Directed and co-written by Sophie Barthes (Cold Souls), this Madame Bovary heavily streamlines the narrative, skipping past the early sections (which focus on Emma’s future husband, Charles Bovary, and their courtship) and cutting the couple’s daughter, Berthe, altogether. As it opens, Emma has already been promised to Charles (Henry Lloyd-Hughes), after years spent being raised in a convent, and is deliriously happy about the prospect of being married. The honeymoon is over quickly, however, as Charles is neither as dashing nor, crucially, as professionally ambitious as she had hoped. He’s quite content to remain a middle-class country doctor practicing in the (fictional) village of Yonville, a dull backwater. Bored out of her mind, Emma at first halfheartedly deflects the advances of other admirers, but is soon taking lovers, including a local Marquis (Logan Marshall-Green) and a young law student (Ezra Miller). Meanwhile, she makes extravagant purchases on credit from a manipulative merchant, Monsieur Lheureux (Rhys Ifans), which threaten to bring the Bovary family (such as it is here, the kid being gone) to ruin.
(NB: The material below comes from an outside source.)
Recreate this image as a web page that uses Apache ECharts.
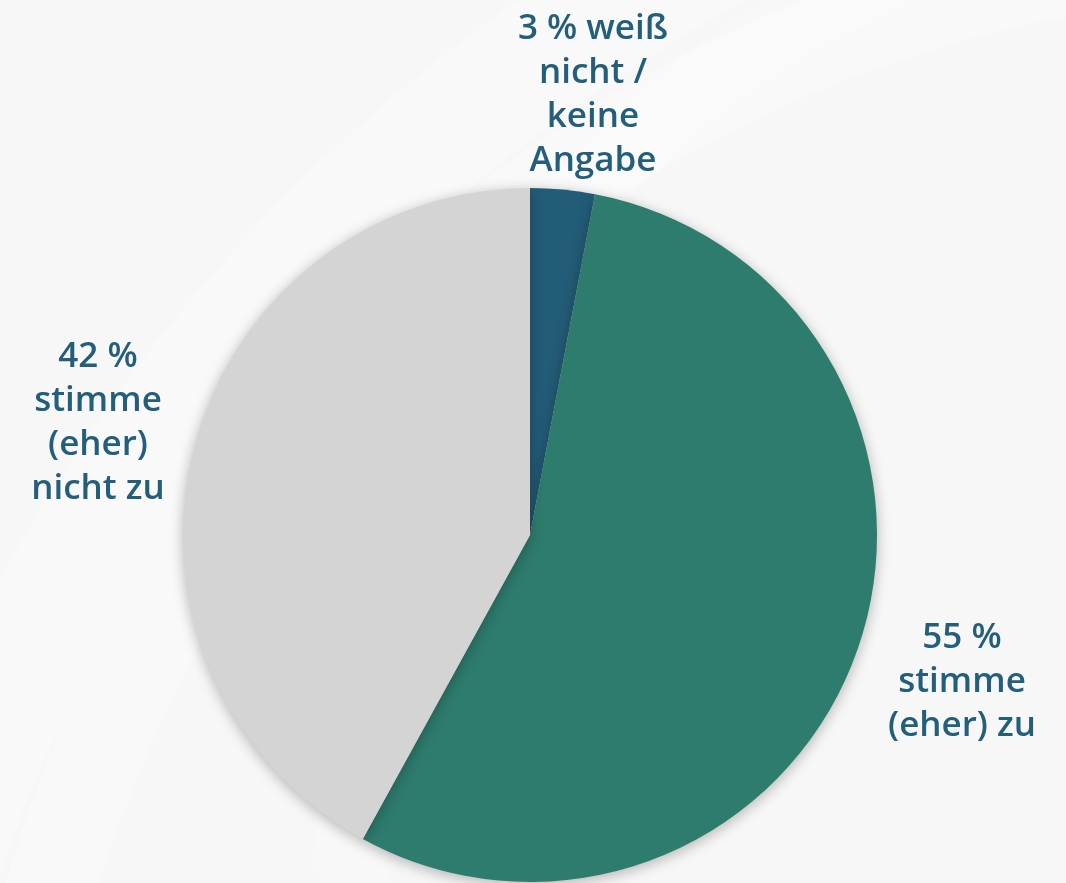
<!DOCTYPE html>
<html>
<head>
<meta charset="utf-8">
<script src="https://cdn.jsdelivr.net/npm/echarts@6/dist/echarts.min.js"></script>
<style>
  html, body { margin: 0; padding: 0; background: #f7f7f7; }
  #chart { width: 1066px; height: 883px; }
</style>
</head>
<body>
<div id="chart"></div>
<script>
// Survey answers, in percent (clockwise from 12 o'clock)
const categories = ['weiß\nnicht /\nkeine\nAngabe', 'stimme\n(eher) zu', 'stimme\n(eher)\nnicht zu'];
const values = [3, 55, 42];
// text between the percentage and the answer text
const joiners = [' ', '\n', '\n'];
const colors = ['#235c78', '#2e7c6e', '#d4d4d4'];

// label anchor (top centre of each text block)
const labelAnchors = [[593, 7], [962, 616], [98, 335]];

const chart = echarts.init(document.getElementById('chart'), null, { renderer: 'canvas' });

const option = {
  backgroundColor: '#f7f7f7',
  graphic: [
    // faint lighter sweeps in the backdrop
    { type: 'circle', shape: { cx: 1500, cy: 1400, r: 1650 }, style: { fill: 'none', stroke: 'rgba(255,255,255,0.3)', lineWidth: 120 }, z: -10, silent: true },
    { type: 'circle', shape: { cx: 1300, cy: 1250, r: 1300 }, style: { fill: 'none', stroke: 'rgba(255,255,255,0.25)', lineWidth: 90 }, z: -10, silent: true },
    { type: 'circle', shape: { cx: 1250, cy: 800, r: 900 }, style: { fill: 'none', stroke: 'rgba(255,255,255,0.22)', lineWidth: 70 }, z: -10, silent: true }
  ],
  series: [{
    type: 'pie',
    center: [530, 535],
    radius: [0, 347],
    startAngle: 90,
    clockwise: true,
    silent: true,
    animation: false,
    itemStyle: {
      borderWidth: 0,
      shadowBlur: 14,
      shadowColor: 'rgba(0,0,0,0.28)',
      shadowOffsetX: 0,
      shadowOffsetY: 3
    },
    label: {
      show: true,
      position: 'outside',
      formatter: p => p.value + ' %' + joiners[p.dataIndex] + p.name,
      color: '#235e7b',
      fontFamily: '"Open Sans", "Noto Sans", sans-serif',
      fontWeight: 600,
      fontSize: 35,
      lineHeight: 44,
      align: 'center'
    },
    labelLine: { show: false },
    labelLayout: params => ({
      x: labelAnchors[params.dataIndex][0],
      y: labelAnchors[params.dataIndex][1],
      align: 'center',
      verticalAlign: 'top'
    }),
    data: categories.map((name, i) => ({
      name,
      value: values[i],
      itemStyle: { color: colors[i] }
    }))
  }]
};

chart.setOption(option);
</script>
</body>
</html>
Cold Souls (2009), a goofy sci-fi movie about literal soul storage and trafficking that starred Paul Giamatti (who also turns up in a small role here) as a fictionalized version of himself, was anything but subtle. So it’s a relief to see how strenuously Barthes works to avoid “explaining” Emma’s behavior, and how willing both she and Wasikowska are to risk having the character come across as spoiled. Unfortunately, shots of Emma looking longingly out of windows and brushing her fingers excitedly over a map of Paris are no substitute for Flaubert’s prose, which has the literary advantage of being able to peer into minds. In particular, the movie fails to suggest how much Emma’s romantic yearning and material acquisitiveness have been influenced by the trashy novels she read growing up; it’s as if a story heavily dependent on the corrosive effects of pop culture—The Bling Ring, say—had ignored that aspect entirely. Wasikowska gives a solid, emotionally precise performance, ably supported by the men around her (especially Ifans, who relishes Monsieur Lheureux’s unctuous cajolery), and the result is intelligent and eminently watchable. But if you’ve turned one of the greatest novels ever written into something merely “watchable,” you have failed.